Halo is not a bad game. Or a great game. It's an average, and extremely overrated, game.
Halo 2 was worse. I haven't played 3, so I can't comment, but from what I've heard it's still not that great.
Most Halo haters who actually dislike the franchise don't dislike the games. They dislike...well...the franchise. The huge media boom over it, the thousands upon thousands of slavering fanboys, all ready to grab a sniper rifle and camp in a safe spot (camping remains the absolutely most cowardly tactic in a FPS game, ever, no matter what justification you use, with the sole exception of guarding a mission objective. And no, the levels' only sniper rifle spot is not a mission objective.)
A game that gets perfect scores from absolutely everyone should be great in all areas. This means that you should be able to squeeze lots of hours of fun out of it without using the internet, unless the game exists specifically and only FOR the internet (Battlefield series, MMOs, etc.). This is not the case with Halo.
The single player campaigns of Halo and Halo 2 are short, boring, simplistic and overall pretty darn disappointing.
The multiplayer is great? Sure, whatever.
Someone else said it. Halo is to the Xbox what Goldeneye was to the nintendo 64. A rather average and boring game that, because it's pretty funny to play with friends, got the rank of supermythological god-game by fans who simply cannot even consider seeing the faults.
Only Goldeneye DID add something relatively new, hit spots on enemies, and the enemy reacting to them.
And of course, someone else explained how Bungie didn't even try with the single player in Halo 2 and 3...
So, if they deliberately don't give two flying fucks about their single player campaign, why in the name of hades is it such a great game series? Because it lets you run around and shoot people? Like every other game ever?
A lot of Halo haters hate Halo just because it's trendy to do so. A lot of them hate Halo because they don't own a 360, or so it would seem.
In reality, it's more of the opposite. Most 360 owners are also rabid Halo fanboys, giving the 360, in the eyes of anyone who doesn't care about that console, an air of "That one thing that keeps dying to piss you off that has halo".
I, personally, don't mind Halo. The first game had an okay single player. The second game had a much worse single player. The third game, from what I heard, didn't improve on single player a single, itty bit.
And as Yahtzee says, maybe the multiplayer excuses it, but it'd have to teleport whores into the room before I (and a lot of other people with me) start caring.

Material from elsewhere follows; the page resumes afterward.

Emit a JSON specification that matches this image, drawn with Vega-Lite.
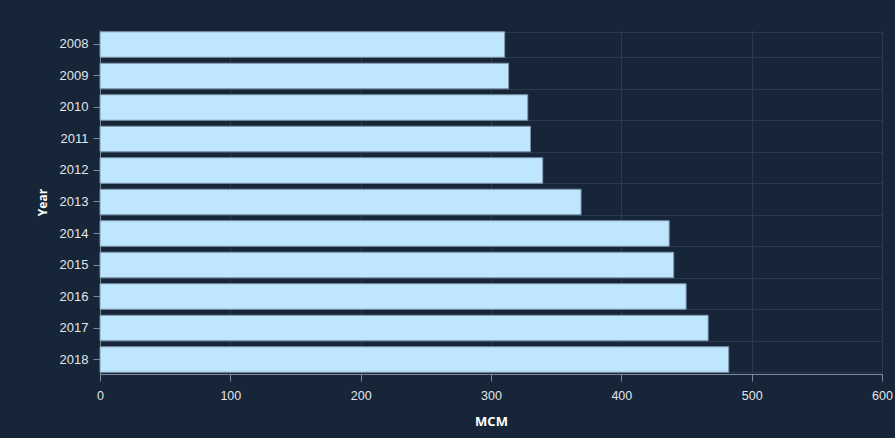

I don't hate the Halo franchise because it's popular. I hate it because frankly, there are much, MUCH better games out there, even in the FPS genre, that deserve infinitely more praise.
I see the Halo fanboys' reasoning though, because frankly, if your only PC is pre-pentium (and used only to yell at Halo-haters) and you have a 360, I'm sure Halo 2 and 3 seem like great, wonderful, innovative FPS games. Anyone who played videogames before the original Halo came out however knows very well (or should) that frankly, it's not as great a series as it's cracked up to be. I honestly believe that without Halo, first person shooters worldwide would be better, more innovative, and more fun to play. (I mean single player, of course. Because if a game HAS single player, that is what I will measure it by, with the multiplayer at most adding two points to an "out of ten" score.)